• _Stated problem_
Your task is to print exactly the lines from the line that contains "Rebuild this chart" through the line that contains "y_ticks = [500, 1500, 2500, 3500, 4500, 5500]", with pictures left out.

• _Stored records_
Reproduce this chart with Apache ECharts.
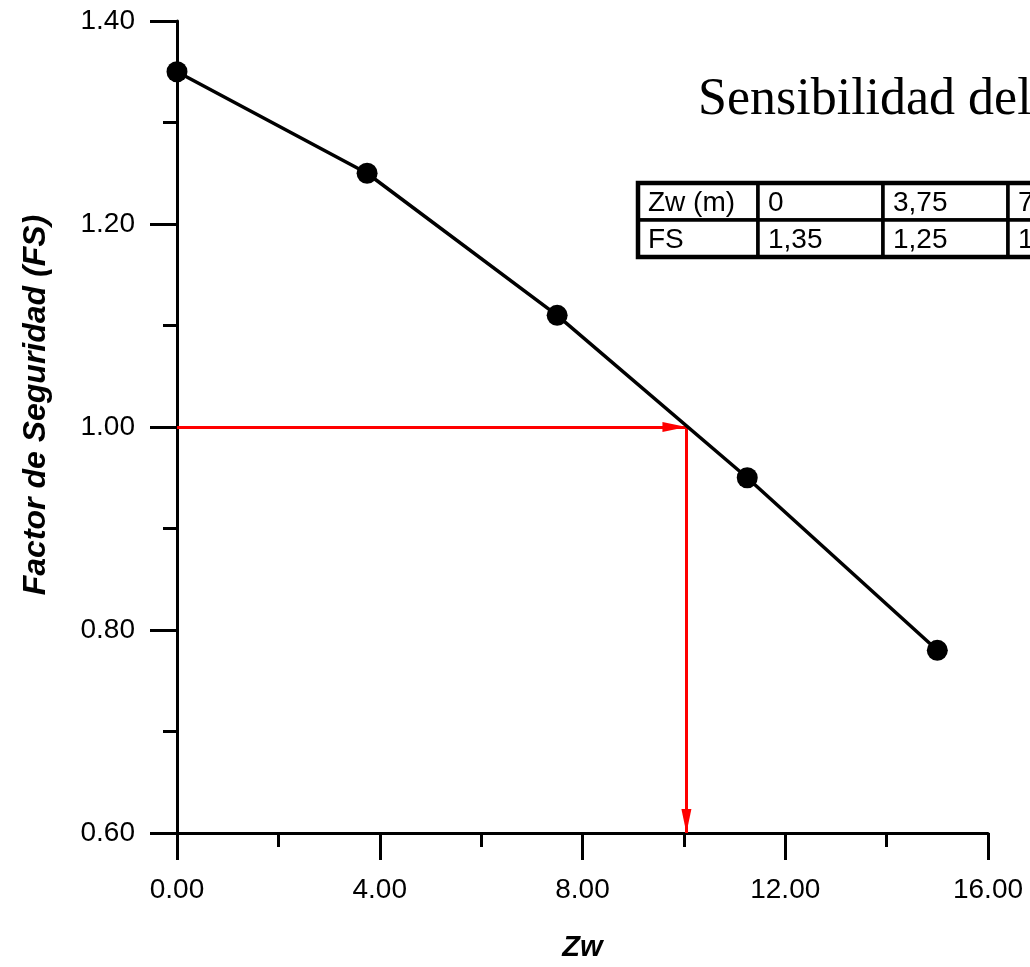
<!DOCTYPE html>
<html>
<head>
<meta charset="utf-8">
<style>
  html, body { margin: 0; padding: 0; background: #ffffff; }
  #chart { width: 1030px; height: 967px; }
</style>
<script src="https://cdn.jsdelivr.net/npm/echarts@6/dist/echarts.min.js"></script>
</head>
<body>
<div id="chart"></div>
<script>
// Water table depth Zw (m) and resulting factor of safety FS
const zwValues = [0, 3.75, 7.5, 11.25, 15];
const fsValues = [1.35, 1.25, 1.11, 0.95, 0.78];

// Reading of the critical depth where FS = 1.00
const criticalFS = 1.00;
const criticalZw = 10.05;

const titleText = 'Sensibilidad del FS';
const xName = 'Zw';
const yName = 'Factor de Seguridad (FS)';
const tableRowNames = ['Zw (m)', 'FS'];

const fmt = v => String(v).replace('.', ',');

const chart = echarts.init(document.getElementById('chart'), null, { renderer: 'canvas' });

const gridLeft = 177, gridTop = 21, gridRight = 42, gridBottom = 134;
const sans = '"Liberation Sans", Arial, sans-serif';

// Data table drawn as graphic cells
function buildTable() {
  const x0 = 638, y0 = 183;
  const firstW = 120, colW = 125, rowH = 37;
  const rows = [
    [tableRowNames[0]].concat(zwValues.map(fmt)),
    [tableRowNames[1]].concat(fsValues.map(fmt))
  ];
  const els = [];
  rows.forEach((row, r) => {
    let cx = x0;
    row.forEach((cell, c) => {
      const w = c === 0 ? firstW : colW;
      els.push({
        type: 'rect',
        shape: { x: cx, y: y0 + r * rowH, width: w, height: rowH },
        style: { fill: '#ffffff', stroke: '#000000', lineWidth: 3.5 },
        z: 10
      });
      els.push({
        type: 'text',
        x: cx + 10, y: y0 + r * rowH + rowH / 2 + 2,
        style: {
          text: cell, fill: '#000000',
          font: '28px ' + sans,
          verticalAlign: 'middle', align: 'left'
        },
        z: 11
      });
      cx += w;
    });
  });
  // thicker outer frame
  els.push({
    type: 'rect',
    shape: { x: x0, y: y0, width: firstW + colW * zwValues.length, height: rowH * 2 },
    style: { fill: 'none', stroke: '#000000', lineWidth: 4.5 },
    z: 12
  });
  return els;
}

const axisStyle = { color: '#000', width: 3 };

const option = {
  animation: false,
  backgroundColor: '#ffffff',
  grid: { left: gridLeft, top: gridTop, right: gridRight, bottom: gridBottom, containLabel: false },
  graphic: [
    {
      type: 'text',
      x: 698, y: 100,
      style: {
        text: titleText, fill: '#000000',
        font: '52px "Liberation Serif", "Times New Roman", serif',
        verticalAlign: 'middle', align: 'left'
      },
      z: 10
    }
  ].concat(buildTable()),
  xAxis: {
    type: 'value',
    min: 0, max: 16, interval: 4,
    name: xName,
    nameLocation: 'middle',
    nameGap: 100,
    nameTextStyle: { fontFamily: sans, fontSize: 29, fontWeight: 'bold', fontStyle: 'italic', color: '#000' },
    axisLine: { show: true, onZero: false, lineStyle: axisStyle },
    axisTick: { show: true, inside: false, length: 27, lineStyle: axisStyle },
    minorTick: { show: true, splitNumber: 2, length: 14, lineStyle: axisStyle },
    splitLine: { show: false },
    axisLabel: {
      margin: 43, fontSize: 28, color: '#000', fontFamily: sans,
      formatter: v => v.toFixed(2)
    }
  },
  yAxis: {
    type: 'value',
    min: 0.6, max: 1.4, interval: 0.2,
    name: yName,
    nameLocation: 'middle',
    nameGap: 125,
    nameTextStyle: { fontFamily: sans, fontSize: 32, fontWeight: 'bold', fontStyle: 'italic', color: '#000', padding: [0, 0, 0, 44] },
    axisLine: { show: true, onZero: false, lineStyle: axisStyle },
    axisTick: { show: true, inside: false, length: 27, lineStyle: axisStyle },
    minorTick: { show: true, splitNumber: 2, length: 14, lineStyle: axisStyle },
    splitLine: { show: false },
    axisLabel: {
      margin: 42, fontSize: 28, color: '#000', fontFamily: sans,
      formatter: v => v.toFixed(2)
    }
  },
  series: [
    {
      type: 'line',
      data: zwValues.map((z, i) => [z, fsValues[i]]),
      symbol: 'circle',
      symbolSize: 21,
      showSymbol: true,
      clip: false,
      lineStyle: { color: '#000', width: 3.5 },
      itemStyle: { color: '#000' },
      z: 5,
      markLine: {
        silent: true,
        symbol: ['none', 'triangle'],
        symbolSize: [10, 24],
        label: { show: false },
        emphasis: { disabled: true },
        lineStyle: { color: '#ff0000', width: 3, type: 'solid' },
        data: [
          [{ coord: [0, criticalFS] }, { coord: [criticalZw, criticalFS], symbolOffset: [0, 12] }],
          [{ coord: [criticalZw, criticalFS] }, { coord: [criticalZw, 0.6], symbolOffset: [0, 12] }]
        ]
      }
    }
  ]
};

chart.setOption(option);
</script>
</body>
</html>
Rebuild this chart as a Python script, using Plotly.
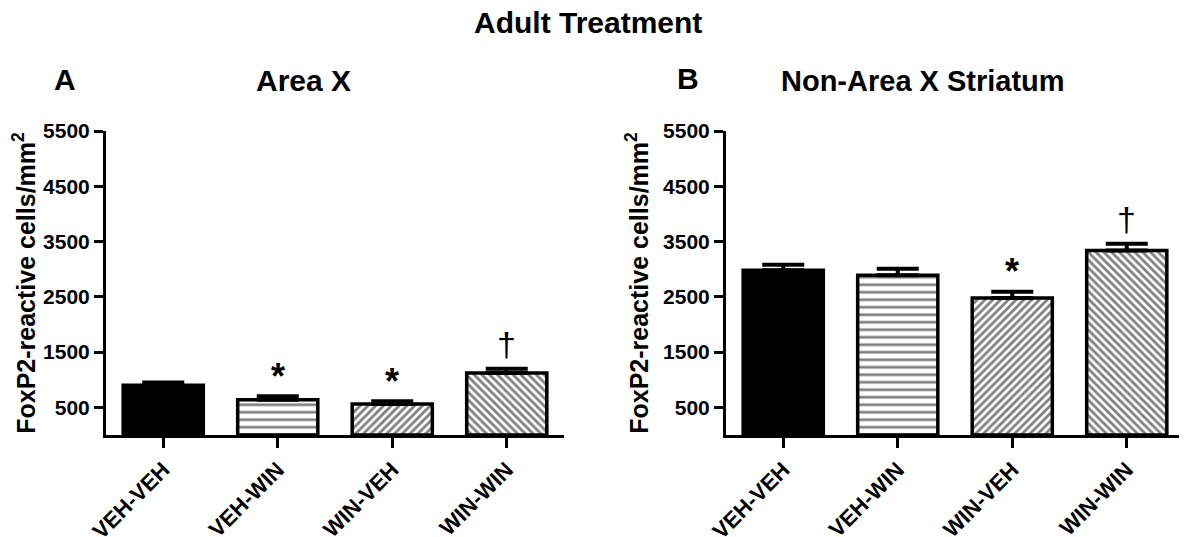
import plotly.graph_objects as go

# page body adds an 8px margin: figure fits inside the 1187x537 window
OFF = 8
W, H = 1187 - OFF, 537 - OFF

groups = ["VEH-VEH", "VEH-WIN", "WIN-VEH", "WIN-WIN"]
areax_mean = [900, 640, 560, 1120]
areax_sem = [50, 60, 50, 80]
striatum_mean = [2980, 2890, 2480, 3340]
striatum_sem = [100, 120, 110, 120]
areax_marks = ["", "*", "*", "†"]
striatum_marks = ["", "", "*", "†"]
y_ticks = [500, 1500, 2500, 3500, 4500, 5500]

FONT = "Liberation Sans, Arial, sans-serif"
shapes = ["", "-", "/", "\\"]
fills = ["black", "white", "white", "white"]
psizes = [8, 7.5, 5.5, 5.5]
psolid = [0.3, 0.36, 0.5, 0.5]


def px_x(p):
    return (p - OFF) / W


def px_y(p):
    return 1 - (p - OFF) / H


fig = go.Figure()

panels = [
    ("x", "y", areax_mean, areax_sem, areax_marks),
    ("x2", "y2", striatum_mean, striatum_sem, striatum_marks),
]

for xa, ya, means, sems, marks in panels:
    for i, g in enumerate(groups):
        fig.add_trace(go.Bar(
            x=[g], y=[means[i]], xaxis=xa, yaxis=ya,
            width=0.7,
            marker=dict(
                color=fills[i],
                line=dict(color="black", width=3.5),
                pattern=dict(shape=shapes[i], fgcolor="black", bgcolor=fills[i],
                             size=psizes[i], solidity=psolid[i]),
            ),
            error_y=dict(type="data", array=[sems[i]], arrayminus=[0], symmetric=False,
                         color="black", thickness=4, width=21),
            showlegend=False,
        ))
        if marks[i]:
            is_star = marks[i] == "*"
            fig.add_annotation(
                x=g, y=means[i] + sems[i], xref=xa, yref=ya,
                text=marks[i], showarrow=False, yanchor="middle",
                yshift=20 if is_star else 25,
                font=dict(family=FONT, size=36 if is_star else 34, color="black",
                          weight="bold" if is_star else "normal"),
            )

axis_common = dict(showline=True, linecolor="black", linewidth=3, ticks="outside",
                   ticklen=10, tickwidth=3, tickcolor="black", showgrid=False,
                   zeroline=False, automargin=False)

xcommon = dict(axis_common, type="category", categoryorder="array", categoryarray=groups,
               range=[-0.5, 3.5], tickangle=-45,
               tickfont=dict(family=FONT, size=22, color="black", weight="bold"))
ycommon = dict(axis_common, range=[0, 5500], tickvals=y_ticks, tickformat="d",
               ticklen=9,
               tickfont=dict(family=FONT, size=21, color="black", weight="bold"),
               title=dict(text="FoxP2-reactive cells/mm<sup>2</sup>", standoff=8,
                          font=dict(family=FONT, size=25, color="black", weight="bold")))

fig.update_layout(
    width=W, height=H,
    margin=dict(l=0, r=0, t=0, b=0, autoexpand=False),
    paper_bgcolor="white", plot_bgcolor="white",
    bargap=0.3,
    xaxis=dict(xcommon, domain=[px_x(106), px_x(564)], anchor="y"),
    yaxis=dict(ycommon, domain=[px_y(435), px_y(131)], anchor="x"),
    xaxis2=dict(xcommon, domain=[px_x(726), px_x(1184)], anchor="y2"),
    yaxis2=dict(ycommon, domain=[px_y(435), px_y(131)], anchor="x2"),
)

titles = [
    ("Adult Treatment", 588, 22, 30),
    ("A", 65, 80, 30),
    ("Area X", 303, 81, 30),
    ("B", 688, 79, 30),
    ("Non-Area X Striatum", 923, 81, 29),
]
for txt, cx, cy, sz in titles:
    fig.add_annotation(
        x=px_x(cx), y=px_y(cy), xref="paper", yref="paper",
        text=txt, showarrow=False, xanchor="center", yanchor="middle",
        font=dict(family=FONT, size=sz, color="black", weight="bold"),
    )

fig.write_html("out.html")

• _Result below_
Rebuild this chart as a Python script, using Plotly.
import plotly.graph_objects as go

# page body adds an 8px margin: figure fits inside the 1187x537 window
OFF = 8
W, H = 1187 - OFF, 537 - OFF

groups = ["VEH-VEH", "VEH-WIN", "WIN-VEH", "WIN-WIN"]
areax_mean = [900, 640, 560, 1120]
areax_sem = [50, 60, 50, 80]
striatum_mean = [2980, 2890, 2480, 3340]
striatum_sem = [100, 120, 110, 120]
areax_marks = ["", "*", "*", "†"]
striatum_marks = ["", "", "*", "†"]
y_ticks = [500, 1500, 2500, 3500, 4500, 5500]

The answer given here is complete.